§ **PROVIDED DATA**
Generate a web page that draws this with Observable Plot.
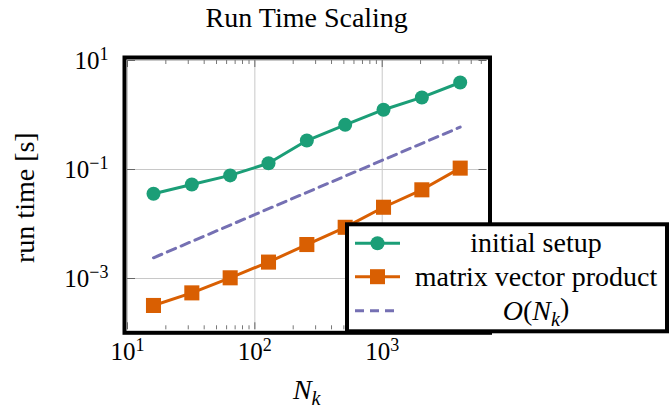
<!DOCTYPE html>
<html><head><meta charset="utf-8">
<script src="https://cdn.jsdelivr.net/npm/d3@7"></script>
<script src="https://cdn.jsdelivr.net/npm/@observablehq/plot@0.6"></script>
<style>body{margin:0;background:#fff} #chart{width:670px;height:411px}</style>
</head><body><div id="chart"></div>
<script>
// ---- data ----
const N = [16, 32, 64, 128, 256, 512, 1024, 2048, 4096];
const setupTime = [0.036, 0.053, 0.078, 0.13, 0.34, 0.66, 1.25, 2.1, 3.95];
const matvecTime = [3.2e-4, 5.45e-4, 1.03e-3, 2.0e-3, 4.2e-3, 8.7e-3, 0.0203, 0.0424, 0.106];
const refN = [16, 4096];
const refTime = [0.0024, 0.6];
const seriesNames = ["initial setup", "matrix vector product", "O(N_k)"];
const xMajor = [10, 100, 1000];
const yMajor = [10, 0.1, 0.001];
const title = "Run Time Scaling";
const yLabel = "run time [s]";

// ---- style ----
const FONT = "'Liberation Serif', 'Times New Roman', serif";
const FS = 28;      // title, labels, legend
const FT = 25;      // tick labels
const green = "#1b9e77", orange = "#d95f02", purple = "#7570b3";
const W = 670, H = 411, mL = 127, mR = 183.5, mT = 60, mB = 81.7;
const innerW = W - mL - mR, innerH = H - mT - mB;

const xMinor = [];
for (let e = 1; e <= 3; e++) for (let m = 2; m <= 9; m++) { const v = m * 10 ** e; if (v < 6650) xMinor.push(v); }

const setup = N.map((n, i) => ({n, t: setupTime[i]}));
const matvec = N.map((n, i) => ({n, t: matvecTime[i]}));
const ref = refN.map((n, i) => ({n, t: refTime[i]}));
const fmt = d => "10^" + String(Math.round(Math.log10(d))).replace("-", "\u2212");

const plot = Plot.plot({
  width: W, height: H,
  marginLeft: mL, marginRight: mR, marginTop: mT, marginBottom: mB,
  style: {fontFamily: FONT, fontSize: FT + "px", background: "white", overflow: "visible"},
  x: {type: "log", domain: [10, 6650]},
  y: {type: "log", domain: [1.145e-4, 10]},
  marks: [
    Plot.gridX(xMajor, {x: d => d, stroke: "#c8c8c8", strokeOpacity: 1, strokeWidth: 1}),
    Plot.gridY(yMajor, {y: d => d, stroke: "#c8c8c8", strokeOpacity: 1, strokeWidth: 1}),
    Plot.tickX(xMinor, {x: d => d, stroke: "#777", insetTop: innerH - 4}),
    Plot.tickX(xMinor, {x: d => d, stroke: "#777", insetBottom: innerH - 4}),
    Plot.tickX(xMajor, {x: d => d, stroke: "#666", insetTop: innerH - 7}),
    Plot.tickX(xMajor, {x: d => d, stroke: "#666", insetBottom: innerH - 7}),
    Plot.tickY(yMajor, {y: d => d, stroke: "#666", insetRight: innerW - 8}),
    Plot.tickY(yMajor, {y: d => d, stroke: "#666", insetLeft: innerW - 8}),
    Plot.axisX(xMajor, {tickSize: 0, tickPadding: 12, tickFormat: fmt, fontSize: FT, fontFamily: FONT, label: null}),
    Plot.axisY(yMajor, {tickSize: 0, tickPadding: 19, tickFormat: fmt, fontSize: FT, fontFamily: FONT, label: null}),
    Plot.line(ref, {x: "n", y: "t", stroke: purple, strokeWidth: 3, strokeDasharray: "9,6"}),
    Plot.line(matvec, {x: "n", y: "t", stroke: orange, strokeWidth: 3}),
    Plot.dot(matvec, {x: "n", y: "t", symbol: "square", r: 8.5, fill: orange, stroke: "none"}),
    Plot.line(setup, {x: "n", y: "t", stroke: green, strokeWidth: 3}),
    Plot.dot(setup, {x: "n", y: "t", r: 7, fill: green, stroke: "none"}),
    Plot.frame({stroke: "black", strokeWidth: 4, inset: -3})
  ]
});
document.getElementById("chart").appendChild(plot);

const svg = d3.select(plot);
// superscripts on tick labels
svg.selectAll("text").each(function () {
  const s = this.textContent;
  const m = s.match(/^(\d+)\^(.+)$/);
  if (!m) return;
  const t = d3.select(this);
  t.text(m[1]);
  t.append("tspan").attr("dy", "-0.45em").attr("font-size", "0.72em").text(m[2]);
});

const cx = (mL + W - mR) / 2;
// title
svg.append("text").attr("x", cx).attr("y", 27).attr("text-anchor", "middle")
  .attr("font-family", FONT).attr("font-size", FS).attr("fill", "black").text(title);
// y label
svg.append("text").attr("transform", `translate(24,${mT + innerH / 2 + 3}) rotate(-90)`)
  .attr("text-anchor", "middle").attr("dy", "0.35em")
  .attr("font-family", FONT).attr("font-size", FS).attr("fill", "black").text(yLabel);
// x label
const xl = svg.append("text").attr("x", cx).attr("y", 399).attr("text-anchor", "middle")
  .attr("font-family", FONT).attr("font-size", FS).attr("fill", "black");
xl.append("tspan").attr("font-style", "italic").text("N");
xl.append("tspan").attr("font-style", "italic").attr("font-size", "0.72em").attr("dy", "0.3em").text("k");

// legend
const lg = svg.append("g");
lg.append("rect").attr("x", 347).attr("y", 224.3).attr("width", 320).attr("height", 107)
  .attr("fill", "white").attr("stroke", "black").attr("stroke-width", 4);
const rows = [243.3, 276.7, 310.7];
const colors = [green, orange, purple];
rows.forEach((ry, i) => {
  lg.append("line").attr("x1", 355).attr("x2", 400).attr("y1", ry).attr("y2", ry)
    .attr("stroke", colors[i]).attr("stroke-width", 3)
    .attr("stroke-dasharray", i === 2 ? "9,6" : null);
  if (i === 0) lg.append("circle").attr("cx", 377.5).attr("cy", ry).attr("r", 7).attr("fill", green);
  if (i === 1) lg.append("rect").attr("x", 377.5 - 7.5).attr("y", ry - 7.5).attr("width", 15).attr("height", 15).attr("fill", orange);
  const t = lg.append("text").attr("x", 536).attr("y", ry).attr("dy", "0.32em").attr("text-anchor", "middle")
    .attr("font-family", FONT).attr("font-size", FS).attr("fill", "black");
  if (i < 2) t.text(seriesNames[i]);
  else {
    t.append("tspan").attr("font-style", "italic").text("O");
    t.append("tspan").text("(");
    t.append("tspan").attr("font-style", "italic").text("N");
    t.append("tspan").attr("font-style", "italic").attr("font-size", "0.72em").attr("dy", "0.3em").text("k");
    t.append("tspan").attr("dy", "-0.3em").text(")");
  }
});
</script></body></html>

§ **CHALLENGE**
From the first line of the listing above, repeat every line through the one holding "const fmt = d". Both ends count, and pictures stay out.

§ **COMPLETED EXERCISE**
Generate a web page that draws this with Observable Plot.
<!DOCTYPE html>
<html><head><meta charset="utf-8">
<script src="https://cdn.jsdelivr.net/npm/d3@7"></script>
<script src="https://cdn.jsdelivr.net/npm/@observablehq/plot@0.6"></script>
<style>body{margin:0;background:#fff} #chart{width:670px;height:411px}</style>
</head><body><div id="chart"></div>
<script>
// ---- data ----
const N = [16, 32, 64, 128, 256, 512, 1024, 2048, 4096];
const setupTime = [0.036, 0.053, 0.078, 0.13, 0.34, 0.66, 1.25, 2.1, 3.95];
const matvecTime = [3.2e-4, 5.45e-4, 1.03e-3, 2.0e-3, 4.2e-3, 8.7e-3, 0.0203, 0.0424, 0.106];
const refN = [16, 4096];
const refTime = [0.0024, 0.6];
const seriesNames = ["initial setup", "matrix vector product", "O(N_k)"];
const xMajor = [10, 100, 1000];
const yMajor = [10, 0.1, 0.001];
const title = "Run Time Scaling";
const yLabel = "run time [s]";

// ---- style ----
const FONT = "'Liberation Serif', 'Times New Roman', serif";
const FS = 28;      // title, labels, legend
const FT = 25;      // tick labels
const green = "#1b9e77", orange = "#d95f02", purple = "#7570b3";
const W = 670, H = 411, mL = 127, mR = 183.5, mT = 60, mB = 81.7;
const innerW = W - mL - mR, innerH = H - mT - mB;

const xMinor = [];
for (let e = 1; e <= 3; e++) for (let m = 2; m <= 9; m++) { const v = m * 10 ** e; if (v < 6650) xMinor.push(v); }

const setup = N.map((n, i) => ({n, t: setupTime[i]}));
const matvec = N.map((n, i) => ({n, t: matvecTime[i]}));
const ref = refN.map((n, i) => ({n, t: refTime[i]}));
const fmt = d => "10^" + String(Math.round(Math.log10(d))).replace("-", "\u2212");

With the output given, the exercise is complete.